Trump warned China over arms sales to Iran, adding friction to ongoing US-Iran diplomacy. The US-Iran meeting in Oman market by June 30 and the Trump visiting China market by October 31 have both seen bearish sentiment, though current odds are hard to read given zero face value volume and stagnant sub-markets.
Market reaction
The US-Iran ceasefire market shows 100% YES across all sub-markets. That hasn’t budged despite Trump’s dismissive comments about an Iran deal and the prospect of Chinese arms flowing to Tehran.
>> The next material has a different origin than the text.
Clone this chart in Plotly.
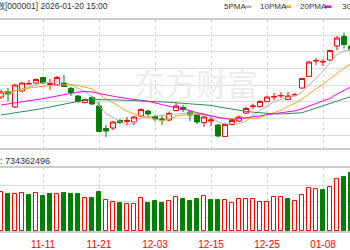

Trading activity across all three markets is effectively zero, meaning there’s no liquidity to produce a reliable directional signal.
Why it matters
Trump’s comments target two separate diplomatic tracks at once: the US-Iran negotiations and the broader US-China relationship. If China is supplying arms to Iran, that gives the US a reason to slow-walk both diplomatic processes. But the ceasefire market’s 100% YES reading suggests traders see the existing ceasefire as durable regardless of these political signals.
What to watch
China’s response to the arms sales accusation matters most. Any public confirmation or denial from Beijing, or follow-up action from the Trump administration (sanctions, formal complaints), would be the first concrete signal about whether this is posturing or a real policy shift. Without that, the Oman meeting and China visit markets will likely stay illiquid and directionless.